In our current world, the information highway is moving at lightening pace. We are bombarded by advice from everyone though websites, social media, books, podcasts and yes, blogs. People are looking for answers to their challenges. As a Marriage and Family Therapist one of the most asked questions I get from my clients is, “Should I stay in this relationship or should I go?”.
This question takes on an entirely larger significance when it is asked by parents who are having difficulty in their relationships but query if they should stay together for their children. And the answer is that there is no easy answer! I have a lot of personal experience in this area. I am a product of divorced parents, as well as a divorced mom of two wonderful kids and a stepmom to my four bonus kids. Plus, I see families and couples every day who are grappling with these difficult decisions.

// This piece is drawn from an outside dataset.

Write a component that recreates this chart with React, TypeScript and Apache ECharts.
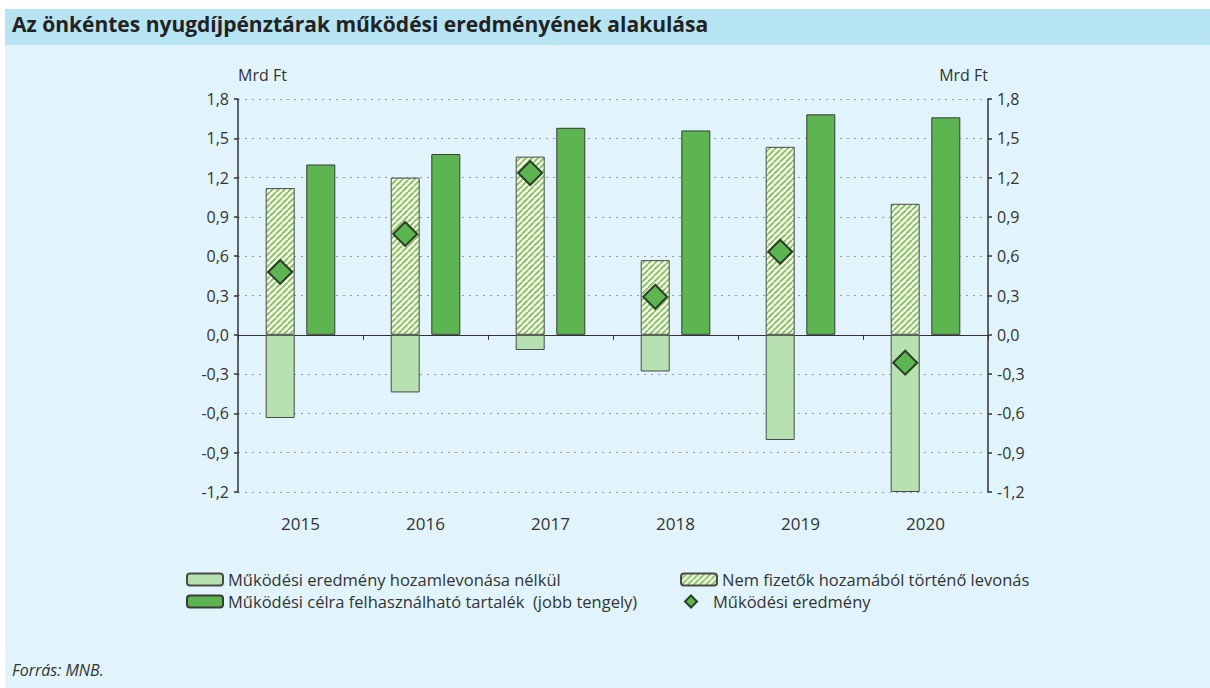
import React, { useEffect, useRef } from "react";
import * as echarts from "echarts";

const categories = ["2015", "2016", "2017", "2018", "2019", "2020"];
const resultWithoutDeduction = [-0.635, -0.44, -0.116, -0.28, -0.803, -1.2];
const nonPayerDeduction = [1.12, 1.2, 1.36, 0.57, 1.435, 1.0];
const reserve = [1.3, 1.38, 1.58, 1.56, 1.683, 1.66];
const operatingResult = [0.48, 0.77, 1.235, 0.29, 0.634, -0.213];

const yTicksMin = -1.2;
const yTicksMax = 1.8;
const yInterval = 0.3;

const NAME1 = "Működési eredmény hozamlevonása nélkül";
const NAME2 = "Nem fizetők hozamából történő levonás";
const NAME3 = "Működési célra felhasználható tartalék  (jobb tengely)";
const NAME4 = "Működési eredmény";

const FONT = "'Open Sans', 'Noto Sans', sans-serif";
const TXT = "#333333";

function makeHatch(): HTMLCanvasElement {
  const c = document.createElement("canvas");
  const s = 6;
  c.width = s;
  c.height = s;
  const ctx = c.getContext("2d")!;
  ctx.fillStyle = "#f4faee";
  ctx.fillRect(0, 0, s, s);
  ctx.strokeStyle = "#8fc266";
  ctx.lineWidth = 2;
  ctx.beginPath();
  for (let k = -1; k <= 1; k++) {
    ctx.moveTo(k * s, s);
    ctx.lineTo(k * s + s, 0);
  }
  ctx.stroke();
  return c;
}

export default function App() {
  const ref = useRef<HTMLDivElement>(null);
  useEffect(() => {
    if (!ref.current) return;
    const chart = echarts.init(ref.current, undefined, { renderer: "svg" });
    const hatch = { image: makeHatch(), repeat: "repeat" as const };
    const fmt = (v: number) => (Math.round(v * 10) / 10).toFixed(1).replace(".", ",");
    const legendText = { fontFamily: FONT, fontSize: 16.5, color: TXT };
    chart.setOption({
      animation: false,
      backgroundColor: "#ffffff",
      graphic: [
        { type: "rect", z: -10, shape: { x: 5, y: 9, width: 1205, height: 679 }, style: { fill: "#e2f4fb" } },
        { type: "rect", z: -9, shape: { x: 5, y: 9, width: 1205, height: 36 }, style: { fill: "#b7e4f3" } },
        {
          type: "text", left: 12, top: 13,
          style: { text: "Az önkéntes nyugdíjpénztárak működési eredményének alakulása", font: `bold 21px ${FONT}`, fill: "#222222" },
        },
        { type: "text", left: 238, top: 67, style: { text: "Mrd Ft", font: `16px ${FONT}`, fill: TXT } },
        { type: "text", right: 222, top: 67, style: { text: "Mrd Ft", font: `16px ${FONT}`, fill: TXT } },
        { type: "text", left: 12, top: 662, style: { text: "Forrás: MNB.", font: `italic 16px ${FONT}`, fill: TXT } },
      ],
      legend: [
        { data: [NAME1], left: 181, top: 566, itemWidth: 36, itemHeight: 12, itemGap: 0, textStyle: legendText, selectedMode: false },
        { data: [NAME3], left: 181, top: 588, itemWidth: 36, itemHeight: 12, itemGap: 0, textStyle: legendText, selectedMode: false },
        { data: [NAME2], left: 675, top: 566, itemWidth: 36, itemHeight: 12, itemGap: 0, textStyle: legendText, selectedMode: false },
        {
          data: [{ name: NAME4, icon: "diamond" }], left: 679, top: 588, itemWidth: 12, itemHeight: 12, itemGap: 0,
          textStyle: { ...legendText, padding: [0, 0, 0, 11] }, selectedMode: false,
        },
      ],
      grid: { left: 238, right: 222, top: 99, bottom: 196, containLabel: false },
      xAxis: [
        {
          type: "category", data: categories,
          axisLine: { onZero: true, lineStyle: { color: "#333", width: 1.2 } },
          axisTick: { show: true, length: 5, lineStyle: { color: "#333" } },
          axisLabel: { show: false },
        },
        {
          type: "category", data: categories, position: "bottom",
          axisLine: { show: false }, axisTick: { show: false },
          axisLabel: { margin: 23, fontFamily: FONT, fontSize: 17, color: TXT },
        },
      ],
      yAxis: [
        {
          type: "value", min: yTicksMin, max: yTicksMax, interval: yInterval,
          axisLine: { show: true, lineStyle: { color: "#333", width: 1.5 } },
          axisTick: { show: true, length: 4, lineStyle: { color: "#333", width: 1.5 } },
          axisLabel: { formatter: fmt, fontFamily: FONT, fontSize: 16, color: TXT, margin: 9 },
          splitLine: { show: true, lineStyle: { color: "#9a9a9a", type: [2, 5], width: 1 } },
        },
        {
          type: "value", min: yTicksMin, max: yTicksMax, interval: yInterval, position: "right",
          axisLine: { show: true, lineStyle: { color: "#333", width: 1.5 } },
          axisTick: { show: true, length: 4, lineStyle: { color: "#333", width: 1.5 } },
          axisLabel: { formatter: fmt, fontFamily: FONT, fontSize: 16, color: TXT, margin: 9 },
          splitLine: { show: false },
        },
      ],
      series: [
        {
          name: NAME1, type: "bar", stack: "left", data: resultWithoutDeduction, barWidth: 29, barGap: "40%",
          itemStyle: { color: "#b7e1b1", borderColor: "#4a4a4a", borderWidth: 1 },
        },
        {
          name: NAME2, type: "bar", stack: "left", data: nonPayerDeduction, barWidth: 29, barGap: "40%",
          itemStyle: { color: hatch, borderColor: "#4a4a4a", borderWidth: 1 },
        },
        {
          name: NAME3, type: "bar", yAxisIndex: 1, data: reserve, barWidth: 29, barGap: "40%",
          itemStyle: { color: "#5db552", borderColor: "#3a3a3a", borderWidth: 1 },
        },
        {
          name: NAME4, type: "scatter", data: operatingResult, symbol: "diamond", symbolSize: 24,
          symbolOffset: [-20.3, 0], z: 5,
          itemStyle: { color: "#5db552", borderColor: "#2b3f28", borderWidth: 2, opacity: 1 },
        },
      ],
    });
    return () => chart.dispose();
  }, []);
  return <div ref={ref} style={{ position: "absolute", left: 0, top: 0, width: 1210, height: 688 }} />;
}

Divorces, even amicable ones, are tough on everyone. Separating a marriage should be a decision that is well thought out and discussed. Kids do survive and thrive after divorce; however, the process can still be wrenching to them. The work of the parents, and often the therapists they are working with, is to safeguard the kids as much as possible.
I always ask my clients if they think their kids know that they are struggling as a couple. 4 out of 5 times they respond that they don’t think the kids know. Hear this: kids see, hear, and feel so much more than we adults assume!
There are certainly many advantages to having two parents in the same house every day with their children. What is equally relevant to explore is what the effect is on the children when those two parents aren’t in love, don’t act respectfully, and have friction in their interactions. That’s not even touching on the effects of verbal, physical, and emotional abuse that can be present during an unhappy marriage and how that impacts our children from a trauma perspective. But more on that in another blog.
The biggest mistake couples make when they start to notice that their marriage is faltering is to ignore the signs. They think it is just a stage, or that the kids need more of their attention at this time, and resign themselves to thinking that every other couple goes through this and it is normal. But what starts as a small marital slump can fester into a much larger collapse. And the problems don’t get smaller when they are ignored.
Early communication is the key. This will help facilitate an improvement in the marriage or a mutual decision that everyone would be better served by a separation. Because let’s be honest… two happy separated parents are better than two miserable together parents.